Quote by LCKurtz
Don't quit yet, you almost have it. Take x > 0 to dispense with the  signs:
[tex]R(x) = e^{\int\frac 1{2x}dx}= e^{\frac 1 2 \int\frac 1 x}\, dx
= e^{\frac 1 2 \ln x} = e^{\ln(x^{\frac 1 2})} = x^{\frac 1 2}[/tex]
Also, a TeX note, you can use the partial symbol
[tex]\partial Q/\partial x[/tex]
but subscripts are even easier: Q_{x} or [itex]Q_x[/itex].

Quote by pat666
Thanks LCKurtz I now have a general and particular solution, would you mind checking my results:
[tex] u(x,y)=4x^{3/2}+2*\sqrt(x)*y^2+y=c [/tex]
[tex] c=13/3 [/tex]
[tex] 13/3=4x^{3/2}+2*\sqrt(x)*y^2+y [/tex]
THANKS
ps should be 4x to the power of 3/2 , doesn't seem to like my tex.

Quote by LCKurtz
You should be able to check that yourself.

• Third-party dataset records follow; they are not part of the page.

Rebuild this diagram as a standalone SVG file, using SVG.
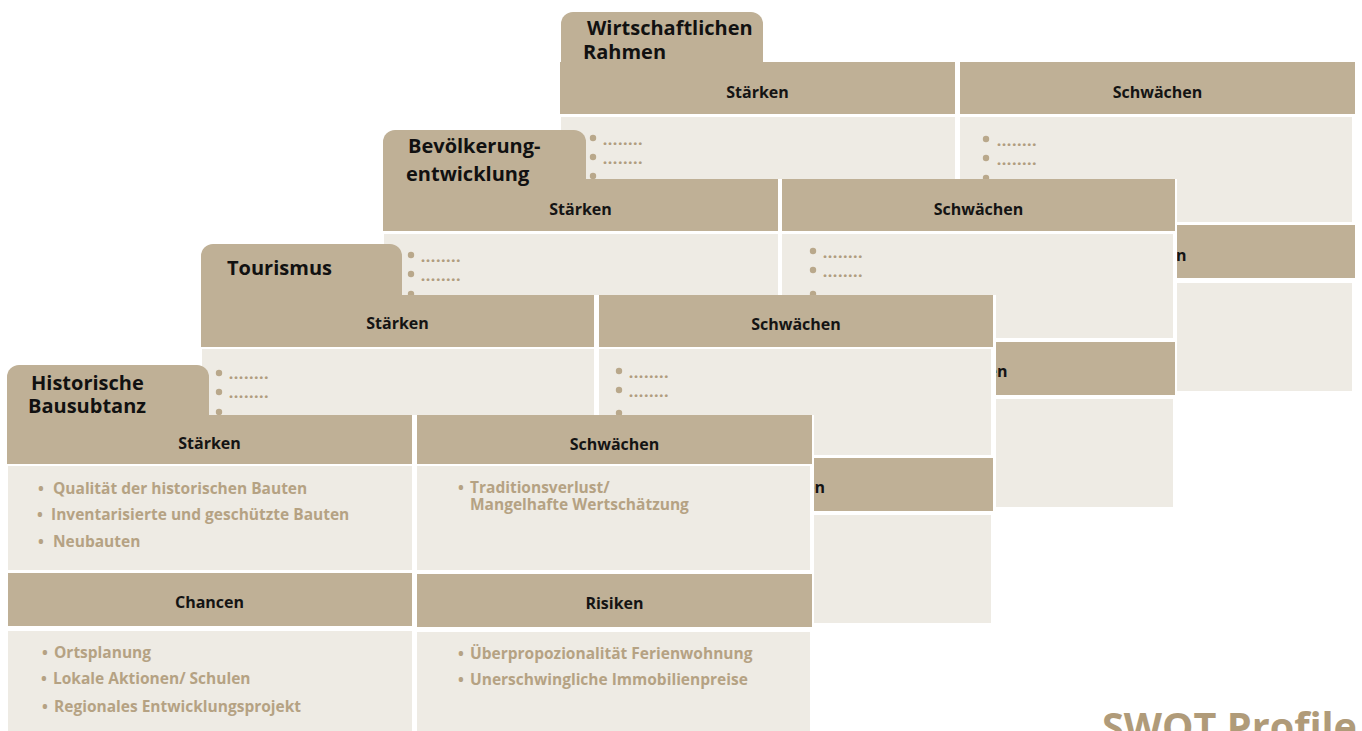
<svg xmlns="http://www.w3.org/2000/svg" width="1362" height="731" viewBox="0 0 1362 731">
<style>
.bg{fill:#ffffff}
.hd{fill:#bfb096}
.bd{fill:#eeebe4}
.blt{fill:#b9a88b}
.ttl{font-family:"Open Sans","Liberation Sans",sans-serif;font-weight:700;font-size:20px;fill:#111111}
.hl{font-family:"Open Sans","Liberation Sans",sans-serif;font-weight:700;font-size:16px;fill:#141414;text-anchor:middle}
.it{font-family:"Open Sans","Liberation Sans",sans-serif;font-weight:700;font-size:15.5px;fill:#b5a283}
.dots{font-family:"Open Sans","Liberation Sans",sans-serif;font-weight:800;font-size:14px;fill:#b09d7f;letter-spacing:1px}
.big{font-family:"Open Sans","Liberation Sans",sans-serif;font-weight:700;font-size:39.6px;fill:#b09b79}
</style>
<rect x="0" y="0" width="1362" height="731" fill="#ffffff"/>

<g id="card-wirtschaft">
  <rect class="bg" x="558" y="62" width="800" height="331"/>
  <path class="hd" d="M561,63 V24 A12,12 0 0 1 573,12 H751 A12,12 0 0 1 763,24 V63 Z"/>
  <rect class="hd" x="560" y="62" width="395" height="52"/>
  <rect class="hd" x="960" y="62" width="395" height="52"/>
  <rect class="bd" x="561" y="117" width="394" height="105"/>
  <rect class="bd" x="960" y="117" width="392" height="105"/>
  <rect class="hd" x="560" y="225" width="395" height="53"/>
  <rect class="hd" x="960" y="225" width="395" height="53"/>
  <rect class="bd" x="561" y="283" width="394" height="108"/>
  <rect class="bd" x="960" y="283" width="392" height="108"/>
  <text class="ttl" x="587" y="35">Wirtschaftlichen</text>
  <text class="ttl" x="583" y="59">Rahmen</text>
  <text class="hl" x="757.5" y="98">Stärken</text>
  <text class="hl" x="1157.5" y="98">Schwächen</text>
  <text class="hl" x="1157.5" y="261">Risiken</text>
  <circle class="blt" cx="593" cy="138" r="3.2"/>
  <circle class="blt" cx="593" cy="157" r="3.2"/>
  <circle class="blt" cx="593" cy="176" r="3.2"/>
  <text class="dots" x="603" y="145">........</text>
  <text class="dots" x="603" y="164">........</text>
  <circle class="blt" cx="986" cy="139" r="3.2"/>
  <circle class="blt" cx="986" cy="158" r="3.2"/>
  <circle class="blt" cx="986" cy="178" r="3.2"/>
  <text class="dots" x="997" y="146">........</text>
  <text class="dots" x="997" y="165">........</text>
</g>

<g id="card-bevoelkerung">
  <rect class="bg" x="381" y="179" width="796" height="330"/>
  <path class="hd" d="M383,180 V142 A12,12 0 0 1 395,130 H574 A12,12 0 0 1 586,142 V180 Z"/>
  <rect class="hd" x="383" y="179" width="395" height="52"/>
  <rect class="hd" x="782" y="179" width="393" height="52"/>
  <rect class="bd" x="384" y="234" width="394" height="104"/>
  <rect class="bd" x="782" y="234" width="391" height="104"/>
  <rect class="hd" x="383" y="342" width="395" height="53"/>
  <rect class="hd" x="782" y="342" width="393" height="53"/>
  <rect class="bd" x="384" y="399" width="394" height="108"/>
  <rect class="bd" x="782" y="399" width="391" height="108"/>
  <text class="ttl" x="408" y="153">Bevölkerung-</text>
  <text class="ttl" x="406" y="181">entwicklung</text>
  <text class="hl" x="580.5" y="215">Stärken</text>
  <text class="hl" x="978.5" y="215">Schwächen</text>
  <text class="hl" x="978.5" y="377">Risiken</text>
  <circle class="blt" cx="411" cy="255" r="3.2"/>
  <circle class="blt" cx="411" cy="274" r="3.2"/>
  <circle class="blt" cx="411" cy="294" r="3.2"/>
  <text class="dots" x="421" y="262">........</text>
  <text class="dots" x="421" y="281">........</text>
  <circle class="blt" cx="813" cy="251" r="3.2"/>
  <circle class="blt" cx="813" cy="270" r="3.2"/>
  <circle class="blt" cx="813" cy="294" r="3.2"/>
  <text class="dots" x="823" y="258">........</text>
  <text class="dots" x="823" y="277">........</text>
</g>

<g id="card-tourismus">
  <rect class="bg" x="199" y="295" width="797" height="330"/>
  <path class="hd" d="M201,296 V256 A12,12 0 0 1 213,244 H390 A12,12 0 0 1 402,256 V296 Z"/>
  <rect class="hd" x="201" y="295" width="393" height="52"/>
  <rect class="hd" x="599" y="295" width="394" height="52"/>
  <rect class="bd" x="202" y="349" width="392" height="106"/>
  <rect class="bd" x="599" y="349" width="392" height="106"/>
  <rect class="hd" x="201" y="458" width="393" height="53"/>
  <rect class="hd" x="599" y="458" width="394" height="53"/>
  <rect class="bd" x="202" y="515" width="392" height="108"/>
  <rect class="bd" x="599" y="515" width="392" height="108"/>
  <text class="ttl" x="227" y="275">Tourismus</text>
  <text class="hl" x="397.5" y="329">Stärken</text>
  <text class="hl" x="796" y="330">Schwächen</text>
  <text class="hl" x="796" y="493">Risiken</text>
  <circle class="blt" cx="219" cy="373" r="3.2"/>
  <circle class="blt" cx="219" cy="392" r="3.2"/>
  <circle class="blt" cx="219" cy="412" r="3.2"/>
  <text class="dots" x="229" y="379">........</text>
  <text class="dots" x="229" y="398">........</text>
  <circle class="blt" cx="619" cy="371" r="3.2"/>
  <circle class="blt" cx="619" cy="390" r="3.2"/>
  <circle class="blt" cx="619" cy="413" r="3.2"/>
  <text class="dots" x="629" y="378">........</text>
  <text class="dots" x="629" y="397">........</text>
</g>

<g id="card-historische">
  <rect class="bg" x="5" y="415" width="809" height="316"/>
  <path class="hd" d="M7,416 V377 A12,12 0 0 1 19,365 H197 A12,12 0 0 1 209,377 V416 Z"/>
  <rect class="hd" x="7" y="415" width="405" height="49"/>
  <rect class="hd" x="417" y="415" width="395" height="49"/>
  <rect class="bd" x="8" y="466" width="404" height="104"/>
  <rect class="bd" x="417" y="466" width="393" height="104"/>
  <rect class="hd" x="8" y="573" width="404" height="53"/>
  <rect class="hd" x="417" y="574" width="395" height="53"/>
  <rect class="bd" x="8" y="631" width="404" height="110"/>
  <rect class="bd" x="417" y="632" width="393" height="110"/>
  <text class="ttl" x="31" y="390">Historische</text>
  <text class="ttl" x="28" y="413">Bausubtanz</text>
  <text class="hl" x="209.5" y="449">Stärken</text>
  <text class="hl" x="614.5" y="450">Schwächen</text>
  <text class="hl" x="209.5" y="608">Chancen</text>
  <text class="hl" x="614.5" y="609">Risiken</text>
  <text class="it" y="494"><tspan x="38">•</tspan><tspan x="53">Qualität der historischen Bauten</tspan></text>
  <text class="it" y="520"><tspan x="37">•</tspan><tspan x="51">Inventarisierte und geschützte Bauten</tspan></text>
  <text class="it" y="547"><tspan x="38">•</tspan><tspan x="53">Neubauten</tspan></text>
  <text class="it" y="493"><tspan x="458">•</tspan><tspan x="470">Traditionsverlust/</tspan><tspan x="470" y="510">Mangelhafte Wertschätzung</tspan></text>
  <text class="it" y="658"><tspan x="42">•</tspan><tspan x="54">Ortsplanung</tspan></text>
  <text class="it" y="684"><tspan x="41">•</tspan><tspan x="53">Lokale Aktionen/ Schulen</tspan></text>
  <text class="it" y="712"><tspan x="42">•</tspan><tspan x="54">Regionales Entwicklungsprojekt</tspan></text>
  <text class="it" y="659"><tspan x="458">•</tspan><tspan x="470">Überpropozionalität Ferienwohnung</tspan></text>
  <text class="it" y="685"><tspan x="458">•</tspan><tspan x="470">Unerschwingliche Immobilienpreise</tspan></text>
</g>

<g id="title">
  <text class="big" x="1357" y="741" text-anchor="end">SWOT Profile</text>
</g>
</svg>
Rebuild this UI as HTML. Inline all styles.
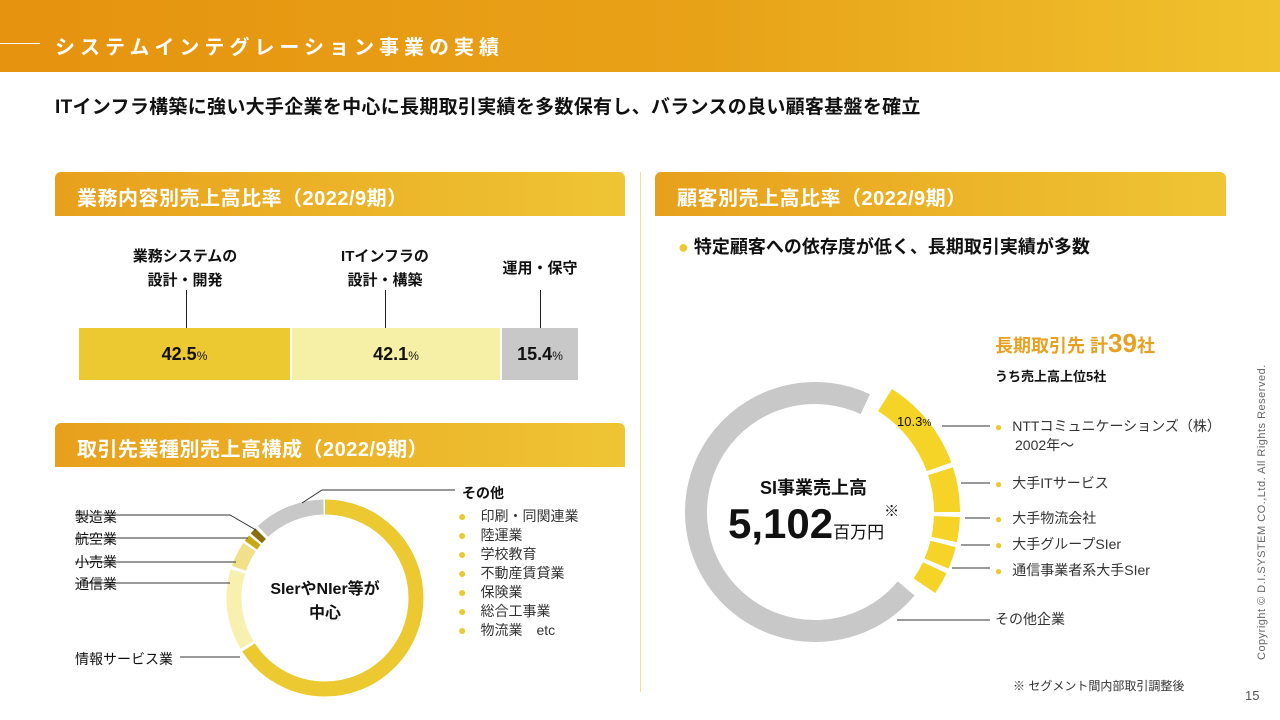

Check that du = Pdx + Qdy with the exact form and that (x,y)=(1,1) works. If not, try to fix it.

Quote by pat666
I don't know what you mean by Check that du = Pdx + Qdy, du as in the differential of
[tex] 4x^{3/2}+2*\sqrt(x)*y^2+y [/tex]
also should [tex]
4*1^{3/2}+2*\sqrt(1)*1^2+1
[/tex] = 13/3? because it =s 7??
am I doing something wrong with my checking or is my solution wrong?
Thanks

After you multiplied by the integrating factor x
^{1/2} you should have gotten this DE, which you didn't show:
[tex](*)\ (2x^{\frac 1 2}+ 2x^{\frac 1 2}y^2)dx+4x^{\frac 1 2}y dy = 0[/tex]
Presumably you have checked that this equation is exact and you have a proposed solution u(x,y) written above. The way to check whether your solution is correct is to calculate du = u
_{x}dx + u
_{y}dy and see if it agrees with the exact equation (*) above.
Once you have that you need to check that x = 1, y = 1 works in your final answer.